Question

A massless rigid rod is in equilibrium as shown in figure. Find the normal

reaction at knife -edge 1

Answer 1

Let the normal reaction at knife edge $\sf{K_1}$ be $\sf{R_1}$ which is downwards.

The net rotational effect of the rod is zero at any point in the rod since it is in equilibrium. We consider net rotational effect about the knife edge $\sf{K_2.}$

According to $\sf{K_2,\ R_1}$ makes a rotational effect on the rod which is in anticlockwise direction (if we consider rod as shown in the fig.).

Similarly, according to $\sf{K_2,\ F}$ makes a rotational effect on the rod which is in clockwise direction.

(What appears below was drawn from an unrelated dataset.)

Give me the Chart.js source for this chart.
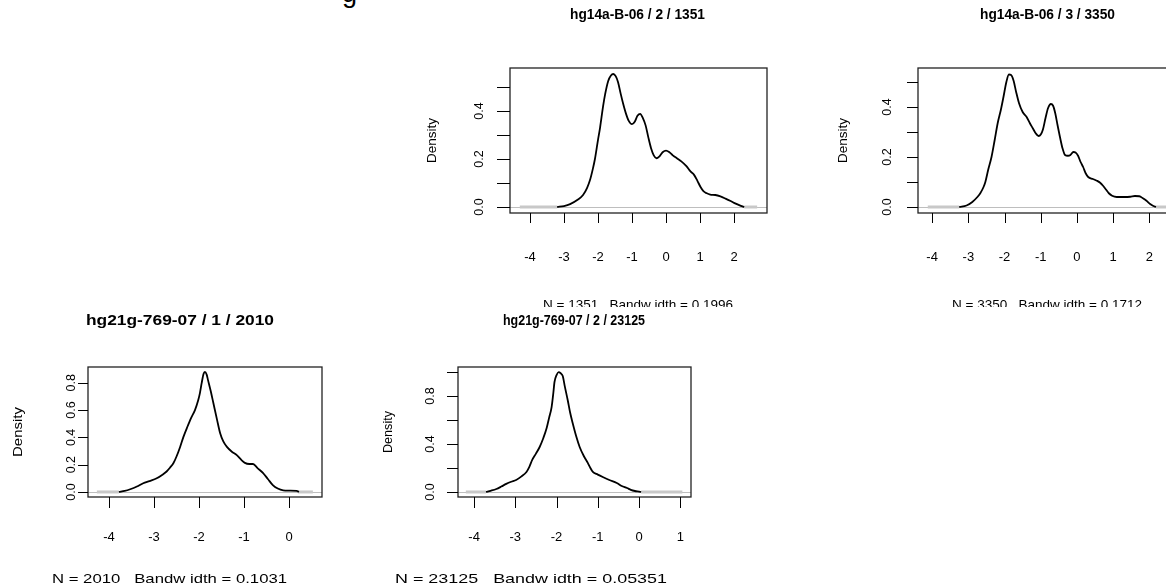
<!DOCTYPE html>
<html>
<head>
<meta charset="utf-8">
<script src="https://cdn.jsdelivr.net/npm/chart.js@4.4.1/dist/chart.umd.min.js"></script>
<style>
  html, body { margin: 0; padding: 0; background: #fff; }
  body { width: 1166px; height: 586px; overflow: hidden; position: relative; }
  canvas { position: absolute; left: 0; top: 0; }
  #outer { position: absolute; left: 342px; top: -22px; font: 27px "Liberation Sans", Arial, sans-serif; line-height: 30px; }
</style>
</head>
<body>
<div id="outer">g</div>
<canvas id="p0" width="1190" height="586"></canvas>
<canvas id="p1" width="1190" height="586"></canvas>
<canvas id="p2" width="1190" height="586"></canvas>
<canvas id="p3" width="1190" height="586"></canvas>
<script>
// panel titles and footers
const titles = ['hg14a-B-06 / 2 / 1351', 'hg14a-B-06 / 3 / 3350', 'hg21g-769-07 / 1 / 2010', 'hg21g-769-07 / 2 / 23125'];
const footers = ['N = 1351   Bandw idth = 0.1996', 'N = 3350   Bandw idth = 0.1712', 'N = 2010   Bandw idth = 0.1031', 'N = 23125   Bandw idth = 0.05351'];

// hg14a-B-06 / 2
const aX = [-3.2, -3.0, -2.82, -2.6, -2.44, -2.32, -2.24, -2.15, -2.09, -2.0, -1.94, -1.85, -1.79, -1.7, -1.62, -1.55, -1.48, -1.41, -1.33, -1.26, -1.18, -1.1, -1.0, -0.92, -0.84, -0.76, -0.68, -0.6, -0.52, -0.44, -0.36, -0.28, -0.2, -0.1, 0.0, 0.1, 0.2, 0.32, 0.45, 0.6, 0.72, 0.82, 0.92, 1.02, 1.1, 1.2, 1.3, 1.45, 1.6, 1.75, 1.9, 2.05, 2.2, 2.3];
const aY = [0.0, 0.004, 0.012, 0.03, 0.05, 0.08, 0.11, 0.16, 0.2, 0.28, 0.33, 0.42, 0.47, 0.525, 0.548, 0.554, 0.545, 0.52, 0.47, 0.43, 0.39, 0.36, 0.345, 0.355, 0.38, 0.388, 0.37, 0.34, 0.29, 0.245, 0.215, 0.203, 0.21, 0.228, 0.235, 0.228, 0.215, 0.203, 0.19, 0.17, 0.148, 0.135, 0.11, 0.082, 0.066, 0.057, 0.052, 0.05, 0.044, 0.035, 0.025, 0.014, 0.005, 0.0];
const aTails = [-4.3, -3.2, 2.3, 2.68];
const aXLim = [-4.588, 2.97], aYLim = [-0.025, 0.579];
const aXTicks = [-4, -3, -2, -1, 0, 1, 2];
const aYTicks = [0, 0.1, 0.2, 0.3, 0.4, 0.5];
const aYLabels = ['0.0', '', '0.2', '', '0.4', ''];

// hg14a-B-06 / 3
const bX = [-3.25, -3.05, -2.89, -2.75, -2.67, -2.58, -2.53, -2.45, -2.36, -2.27, -2.19, -2.1, -2.03, -1.95, -1.88, -1.82, -1.75, -1.68, -1.6, -1.5, -1.39, -1.3, -1.22, -1.14, -1.06, -1.0, -0.94, -0.87, -0.8, -0.72, -0.66, -0.6, -0.54, -0.47, -0.4, -0.33, -0.25, -0.18, -0.1, -0.04, 0.03, 0.1, 0.17, 0.24, 0.31, 0.44, 0.55, 0.64, 0.72, 0.8, 0.88, 0.97, 1.1, 1.3, 1.47, 1.6, 1.72, 1.82, 1.92, 2.02, 2.11, 2.18];
const bY = [0.0, 0.006, 0.02, 0.04, 0.055, 0.08, 0.1, 0.15, 0.2, 0.27, 0.335, 0.39, 0.44, 0.5, 0.53, 0.528, 0.505, 0.46, 0.415, 0.38, 0.36, 0.335, 0.315, 0.295, 0.284, 0.29, 0.31, 0.355, 0.395, 0.412, 0.405, 0.375, 0.33, 0.28, 0.235, 0.208, 0.205, 0.208, 0.22, 0.218, 0.205, 0.18, 0.16, 0.135, 0.12, 0.112, 0.105, 0.097, 0.085, 0.07, 0.055, 0.045, 0.04, 0.04, 0.041, 0.044, 0.043, 0.035, 0.025, 0.012, 0.004, 0.0];
const bTails = [-4.12, -3.25, 2.18, 2.63];
const bXLim = [-4.39, 2.9], bYLim = [-0.024, 0.556];
const bXTicks = [-4, -3, -2, -1, 0, 1, 2];
const bYTicks = [0, 0.1, 0.2, 0.3, 0.4, 0.5];
const bYLabels = ['0.0', '', '0.2', '', '0.4', ''];

// hg21g-769-07 / 1
const cX = [-3.78, -3.65, -3.53, -3.38, -3.24, -3.1, -2.94, -2.82, -2.72, -2.64, -2.57, -2.5, -2.42, -2.35, -2.27, -2.18, -2.09, -2.02, -1.98, -1.94, -1.9, -1.87, -1.83, -1.8, -1.74, -1.68, -1.6, -1.53, -1.46, -1.38, -1.27, -1.16, -1.06, -0.98, -0.88, -0.8, -0.7, -0.58, -0.47, -0.36, -0.25, -0.13, 0.0, 0.17, 0.22];
const cY = [0.0, 0.008, 0.02, 0.04, 0.064, 0.08, 0.1, 0.125, 0.15, 0.18, 0.21, 0.26, 0.33, 0.4, 0.468, 0.54, 0.6, 0.67, 0.725, 0.8, 0.865, 0.88, 0.86, 0.82, 0.74, 0.65, 0.53, 0.43, 0.37, 0.33, 0.295, 0.27, 0.235, 0.213, 0.205, 0.205, 0.175, 0.14, 0.095, 0.05, 0.025, 0.012, 0.01, 0.008, 0.0];
const cTails = [-4.27, -3.78, 0.2, 0.53];
const cXLim = [-4.467, 0.733], cYLim = [-0.037, 0.916];
const cXTicks = [-4, -3, -2, -1, 0];
const cYTicks = [0, 0.2, 0.4, 0.6, 0.8];
const cYLabels = ['0.0', '0.2', '0.4', '0.6', '0.8'];

// hg21g-769-07 / 2
const dX = [-3.71, -3.6, -3.46, -3.34, -3.22, -3.1, -2.98, -2.85, -2.73, -2.66, -2.59, -2.5, -2.41, -2.32, -2.24, -2.18, -2.12, -2.08, -2.05, -2.0, -1.95, -1.9, -1.85, -1.8, -1.73, -1.67, -1.61, -1.52, -1.44, -1.34, -1.24, -1.18, -1.12, -1.0, -0.88, -0.72, -0.54, -0.42, -0.29, -0.2, -0.1, 0.0, 0.05];
const dY = [0.0, 0.01, 0.025, 0.045, 0.067, 0.085, 0.1, 0.13, 0.167, 0.21, 0.267, 0.32, 0.375, 0.45, 0.533, 0.62, 0.708, 0.82, 0.917, 0.975, 1.0, 0.99, 0.967, 0.88, 0.767, 0.66, 0.575, 0.46, 0.375, 0.3, 0.24, 0.2, 0.167, 0.145, 0.125, 0.1, 0.075, 0.05, 0.033, 0.018, 0.008, 0.003, 0.0];
const dTails = [-4.2, -3.71, 0.05, 1.05];
const dXLim = [-4.39, 1.26], dYLim = [-0.042, 1.042];
const dXTicks = [-4, -3, -2, -1, 0, 1];
const dYTicks = [0, 0.2, 0.4, 0.6, 0.8, 1.0];
const dYLabels = ['0.0', '', '0.4', '', '0.8', ''];

// where each panel sits on the page
const layouts = [
    { box: [510, 68, 767, 213], xTickLen: 10, yTickLen: 13, yLabelX: 480, densX: 432, densW: 45, xLabelY: 257,
      titleY: 15, titleX: [570, 705], footY: 309, footX: [543, 733], clipY: 307 },
    { box: [918, 68, 1182, 213], xTickLen: 10, yTickLen: 11, yLabelX: 888, densX: 843, densW: 45, xLabelY: 257,
      titleY: 15, titleX: [980, 1115], footY: 309, footX: [952, 1142], clipY: 307 },
    { box: [88, 367, 322, 497], xTickLen: 11, yTickLen: 10, yLabelX: 72, densX: 18, densW: 50, xLabelY: 537,
      titleY: 321, titleX: [86, 274], footY: 583, footX: [52, 287] },
    { box: [458, 367, 691, 497], xTickLen: 11, yTickLen: 11, yLabelX: 431, densX: 388, densW: 42, xLabelY: 537,
      titleY: 321, titleX: [503, 645], footY: 583, footX: [395, 667] }
];

const panels = [
    { x: aX, y: aY, tails: aTails, xLim: aXLim, yLim: aYLim, xTicks: aXTicks, yTicks: aYTicks, yLabels: aYLabels },
    { x: bX, y: bY, tails: bTails, xLim: bXLim, yLim: bYLim, xTicks: bXTicks, yTicks: bYTicks, yLabels: bYLabels },
    { x: cX, y: cY, tails: cTails, xLim: cXLim, yLim: cYLim, xTicks: cXTicks, yTicks: cYTicks, yLabels: cYLabels },
    { x: dX, y: dY, tails: dTails, xLim: dXLim, yLim: dYLim, xTicks: dXTicks, yTicks: dYTicks, yLabels: dYLabels }
];

const FONT = '"Liberation Sans", Arial, Helvetica, sans-serif';
const CW = 1190, CH = 586;

// draw text centred at (cx, cy), optionally squeezed/stretched to a given width
function drawText(ctx, s, cx, cy, font, width, rot, baseline) {
    ctx.save();
    ctx.font = font;
    const w = ctx.measureText(s).width;
    ctx.translate(cx, cy);
    if (rot) ctx.rotate(rot);
    ctx.scale(width ? width / w : 1, 1);
    ctx.textAlign = 'center';
    ctx.textBaseline = baseline || 'middle';
    ctx.fillStyle = '#000';
    ctx.fillText(s, 0, 0);
    ctx.restore();
}

// R-like frame: zero line, box, ticks and labels
const rFrame = {
    id: 'rFrame',
    beforeDatasetsDraw(chart, args, opts) {
        const ctx = chart.ctx, area = chart.chartArea;
        const y0 = Math.round(chart.scales.y.getPixelForValue(0)) + 0.5;
        ctx.save();
        ctx.strokeStyle = '#bebebe';
        ctx.lineWidth = 1;
        ctx.beginPath();
        ctx.moveTo(area.left, y0);
        ctx.lineTo(area.right, y0);
        ctx.stroke();
        ctx.restore();
    },
    afterDraw(chart, args, opts) {
        const ctx = chart.ctx, area = chart.chartArea;
        const lay = opts.layout, p = opts.panel;
        const xs = chart.scales.x, ys = chart.scales.y;
        ctx.save();

        // box
        ctx.strokeStyle = '#222';
        ctx.lineWidth = 1.3;
        ctx.strokeRect(area.left, area.top, area.right - area.left, area.bottom - area.top);

        // ticks
        ctx.strokeStyle = '#000';
        ctx.lineWidth = 1;
        ctx.beginPath();
        p.xTicks.forEach(v => {
            const px = Math.round(xs.getPixelForValue(v)) + 0.5;
            ctx.moveTo(px, area.bottom);
            ctx.lineTo(px, area.bottom + lay.xTickLen);
        });
        p.yTicks.forEach(v => {
            const py = Math.round(ys.getPixelForValue(v)) + 0.5;
            ctx.moveTo(area.left, py);
            ctx.lineTo(area.left - lay.yTickLen, py);
        });
        ctx.stroke();

        // tick labels
        p.xTicks.forEach(v => {
            drawText(ctx, String(v), xs.getPixelForValue(v), lay.xLabelY, '13px ' + FONT);
        });
        p.yTicks.forEach((v, i) => {
            if (p.yLabels[i]) drawText(ctx, p.yLabels[i], lay.yLabelX, ys.getPixelForValue(v), '12.5px ' + FONT, 0, -Math.PI / 2);
        });

        // axis title, main title
        drawText(ctx, 'Density', lay.densX, (area.top + area.bottom) / 2, '13px ' + FONT, lay.densW, -Math.PI / 2);
        drawText(ctx, opts.title, (lay.titleX[0] + lay.titleX[1]) / 2, lay.titleY, 'bold 14px ' + FONT, lay.titleX[1] - lay.titleX[0]);

        // footer (top row is partly covered by the panels below)
        if (lay.clipY) {
            ctx.beginPath();
            ctx.rect(0, 0, CW, lay.clipY);
            ctx.clip();
        }
        drawText(ctx, opts.footer, (lay.footX[0] + lay.footX[1]) / 2, lay.footY, '13.5px ' + FONT, lay.footX[1] - lay.footX[0], 0, 'alphabetic');
        ctx.restore();
    }
};

panels.forEach((p, i) => {
    const lay = layouts[i];
    const curve = p.x.map((x, k) => ({ x: x, y: p.y[k] }));
    const tailL = [{ x: p.tails[0], y: 0 }, { x: p.tails[1], y: 0 }];
    const tailR = [{ x: p.tails[2], y: 0 }, { x: p.tails[3], y: 0 }];
    new Chart(document.getElementById('p' + i), {
        type: 'line',
        data: {
            datasets: [
                { data: curve, borderColor: '#000', borderWidth: 1.8, pointRadius: 0, cubicInterpolationMode: 'monotone', fill: false },
                { data: tailL, borderColor: '#c8c8c8', borderWidth: 3, pointRadius: 0, fill: false },
                { data: tailR, borderColor: '#c8c8c8', borderWidth: 3, pointRadius: 0, fill: false }
            ]
        },
        options: {
            responsive: false,
            animation: false,
            devicePixelRatio: 1,
            events: [],
            layout: {
                padding: { left: lay.box[0], top: lay.box[1], right: CW - lay.box[2], bottom: CH - lay.box[3] }
            },
            scales: {
                x: { type: 'linear', display: false, min: p.xLim[0], max: p.xLim[1] },
                y: { type: 'linear', display: false, min: p.yLim[0], max: p.yLim[1] }
            },
            plugins: {
                legend: { display: false },
                tooltip: { enabled: false },
                rFrame: { layout: lay, panel: p, title: titles[i], footer: footers[i] }
            }
        },
        plugins: [rFrame]
    });
});
</script>
</body>
</html>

Or, as in other words, $\sf{R_2}$ is acting at a distance $\sf{a}$ towards left from $\sf{K_2}$ and $\sf{F}$ is acting at a distance $\sf{b}$ towards right from $\sf{K_2.}$

Hence,

$\longrightarrow\sf{R_1(-a)+Fb=0}$

$\longrightarrow\sf{-R_1\,a+Fb=0}$

$\longrightarrow\sf{R_1\,a=Fb}$

$\longrightarrow\sf{\underline{\underline{R_1=F\left(\dfrac{b}{a}\right)}}}$

Hence $\sf{(D)\ F\left(\dfrac{b}{a}\right)}$ is the answer.